When a property hasn't been updated since it was built more than 25 years ago, it's an understatement to say there's a lot of catching up to do.
Such was the case of Saddle Ridge in Ashburn, Va., which underwent a $1.7 million renovation to bring forth a more modern look to units that hadn't been updated since they were built in the late 1980's.
The team at the Bainbridge Companies came up with a comprehensive plan to revamp common area amenities while updating the interior touches inside units, Seth Kalinsky says.

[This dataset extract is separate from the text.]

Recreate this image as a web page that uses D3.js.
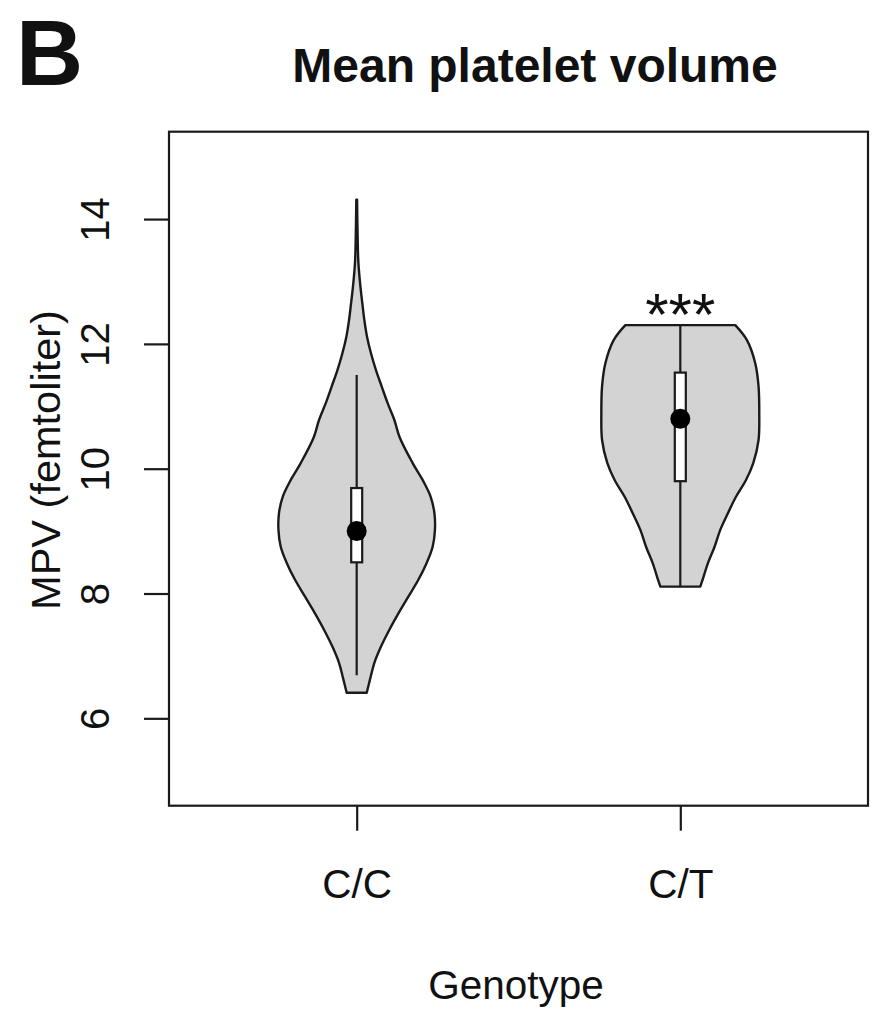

Kalinsky, president of Wellington, Fla.-based Bainbridge, says about 70 percent of the units have been renovated since the project began in 2011. And when the first 10 renovated units hit the market, they were all leased in less than a month.
“It was never renovated before,” he says. “Nothing was ever done to it since 1988, so we knew there was an extremely high demographic in that submarket that would be willing to pay for a nice, upgraded apartment in Ashburn, Va.”
Kitchens and bathrooms underwent full fixture upgrades while wood laminate flooring was also added into each space.
But the motivation for the project wasn’t to compete with the kind of luxury class A product currently saturating the Virginia suburbs and Washington, D.C.-metro area, Kalinsky says.
“We still want to show a great value for your money, but at a solid B+ asset,” he says. “We understand the market and want to truly give a product that will work in that market. Compared to the class A properties that might charge $500 more in rents for the high-end products, we would rather be the top B asset in the submarket.”
And while the company spent about $6,200 per unit on interior upgrades, the common area amenities were just as essential; it cost about $1,800 per unit to upgrade the clubhouse and other common areas.
When the 216-unit property was built in 1988, spa areas were really popular, so the clubhouse included a large spa-space overlooking the pool area. Coming into the new Millenium, that space wasn’t being used, so developers created a gym and then added grills and cooking spaces near the pool to create a fully-functional multi-purpose activity center.
Meanwhile, the parking areas were spruced up with additional light and a dog park was added to the community. The common-area amenity upgrades were important to the curb appeal for potential residents, Kalinsky says.
“If you don’t have something great to show the prospective [resident] that is coming through the door, then we can’t get them into the interior to see the unit,” he says.